La plupart des femmes et particulièrement les femmes seules avec enfants ont des revenus modestes, voire vivent dans la pauvreté. Elles sont déjà contraintes de réduire leurs dépenses au minimum vital : logement, alimentation, énergie et transports. Or l’indice des loyers a déjà augmenté de plus de 30% ces 20 dernières années, et pèse déjà depuis longtemps dans le budget des ménages, à quoi vient s’ajouter le phénomène de forte inflation observé depuis 2021 qui ne fait que s’accélérer, et qui touche justement particulièrement l’alimentation, l’énergie et le carburant. L’inflation sur un an concernant les produits alimentaires est déjà à près de 12%, celle sur l’énergie et les carburants à près de 20%.

Estelle, AESH dans une école de Sarcelles élevant seule sa fille témoigne au micro de Révolution Permanente : «  je constate que le prix de mes courses a augmenté, de 100€ par mois je crois, c’est passé de 300 à 400-450€. L’essence a beaucoup augmenté, je n’utilise plus trop la voiture, sauf pour aller faire les courses. Je prends le bus, j’essaye d’éviter de mettre de l’essence : c’est cher 2€. ll y a de grosses augmentations pour l’essence, la viande, l’huile... Des produits du quotidien ! Et encore quand on trouve de l’huile, c’est toujours difficile à trouver. Et quand il y en a elle est chère, parfois c’est à 3€ le litre mais la plupart du temps c’est à 5€. ».

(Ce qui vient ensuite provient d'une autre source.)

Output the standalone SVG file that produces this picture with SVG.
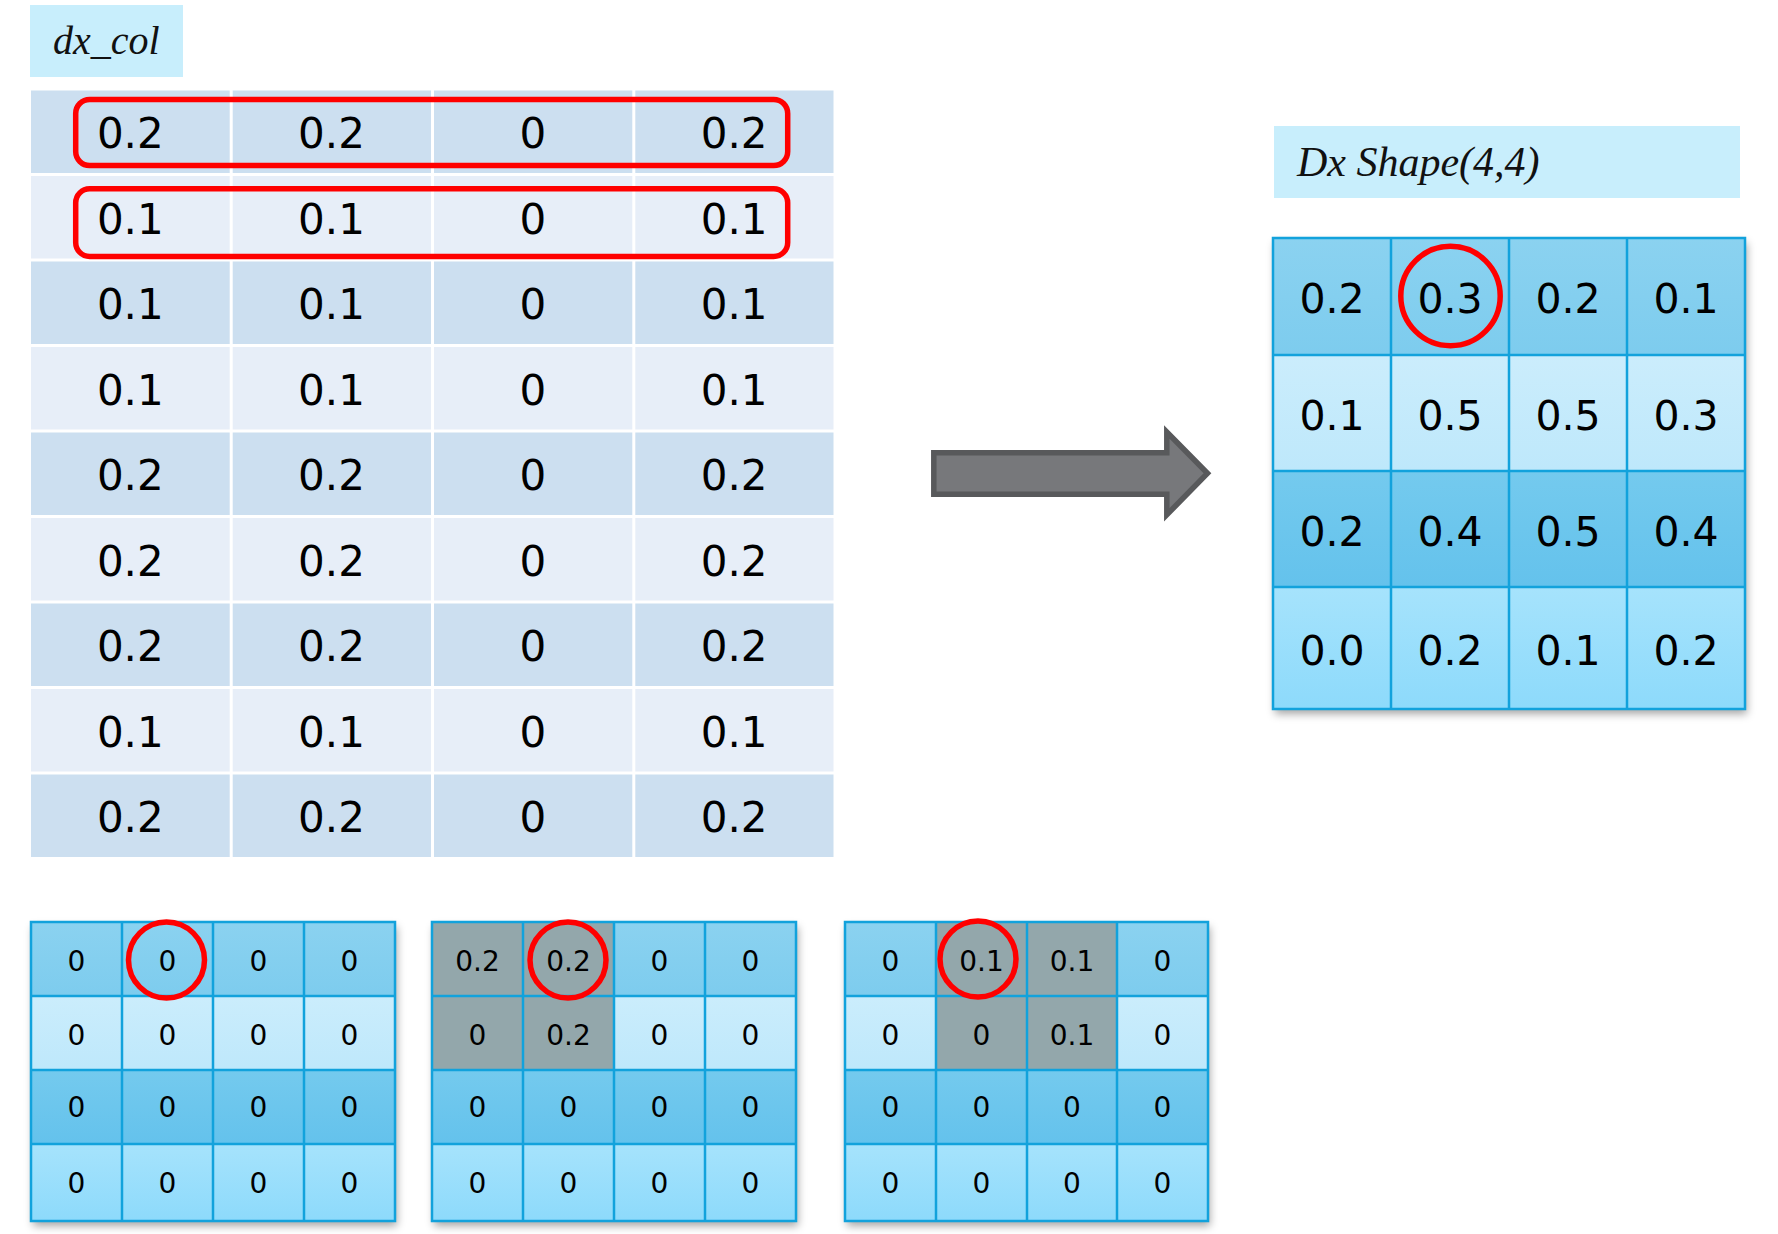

Un témoignage qui rend compte de la hausse importante du prix du panier de courses, qui ne se reflète pas nécessairement dans les chiffres de l’inflation. En effet, ces derniers agglomèrent les variations de prix de nombreux biens et services, mais les prix de certains produits augmentent significativement plus que d’autres. Ainsi l’inflation qu’on observe actuellement touche principalement les produits de consommation courante, poste de dépense important pour les travailleurs aux revenus modestes au premier rang desquels les femmes. Loin des 6% d’inflation annoncés par Macron mercredi dernier, Estelle rapporte par exemple une hausse du prix de son panier de courses d’environ 40%.

Travailleuse précaire de l’éducation nationale, elle doit calculer ses revenus mensuels, variables selon son nombre d’heures et selon les allocations que lui verse la CAF : « J’ai vu que les APL avaient diminué, et comme j’ai travaillé à la cantine ma prime d’activité aussi a diminué, j’ai perdu environ 100€ entre les APL et la prime d’activité. Je suis AESH, je gagne 900, et animatrice le midi, selon les heures que je fais ça peut m’amener à 1200, et avec la prime d’activité je dirais que je gagne 1400€ à peu près. Je suis souvent à découvert, à partir du 15 ! ». De nombreux travailleurs partagent d’ailleurs cette difficulté, un sondage RMC avait ainsi estimé en novembre 2021 qu’en moyenne, les personnes gagnant moins de 2000€ par mois n’avaient plus que 55€ sur leur compte bancaire le 10 du mois. Une situation qui n’a pu que s’aggraver depuis en raison de l’avancée de l’inflation, et qui concerne en premier lieu les femmes qui ont de plus bas salaires que les hommes et qui doivent en revanche faire face à davantage de dépenses, notamment si elles élèvent seules un enfant.

Même si elle est automobiliste et qu’elle a rencontré des difficultés pour trouver de l’essence, Estelle soutient avec enthousiasme la grève des raffineurs qui réclament des augmentations de salaire : « Je suis d’accord avec eux, et tous les secteurs, on doit tous se faire entendre ! Nous dans le secteur de l’aide à la personne on est mal payées, on n’est pas valorisées alors qu’on fait un métier pour la personne. Je voudrais qu’on valorise plus les AESH, qu’on pense à nous, les femmes qui faisons ce métier, c’est un bon métier, utile, mais on n’en a pas l’impression : on n’est pas valorisés par l’éducation nationale. Évidemment que je suis pour l’indexation des salaires sur l’inflation, c’est très injuste et pas du tout valorisant pour nous de perdre du salaire à cause de l’inflation. Ce serait bien aussi que les prix soient encadrés, même juste l’essence... ».

Les emplois des secteurs féminisés sont en général moins bien payés que les emplois plus masculins à niveau de qualification égal. En partie parce que ces secteurs féminisés relèvent souvent du travail reproductif, ces tâches dont on attend des femmes qu’elles les fassent gratuitement dans la sphère privée (prendre soin des enfants, des personnes âgées, faire la cuisine etc) et qui seront donc peu valorisées puisqu’elles peuvent être faites gratuitement par ailleurs. Ces emplois sont aussi mal payés car, étant donné qu’ils sont occupés majoritairement par des femmes, les patrons vont estimer que leurs bas salaires sont acceptables puisqu’ils peuvent ne faire que compléter celui d’un mari, profitant ainsi du patriarcat pour maximiser leurs profits.

Dans ce contexte de forte inflation qui touche durement les femmes, les exemples de grèves pour des augmentations de salaires, des raffineurs de Total aux soignants de la clinique du Tondu à Bordeaux, en passant par les travailleurs précaires de Geodis, montrent la voix à suivre pour tout le mouvement ouvrier et le mouvement féministe.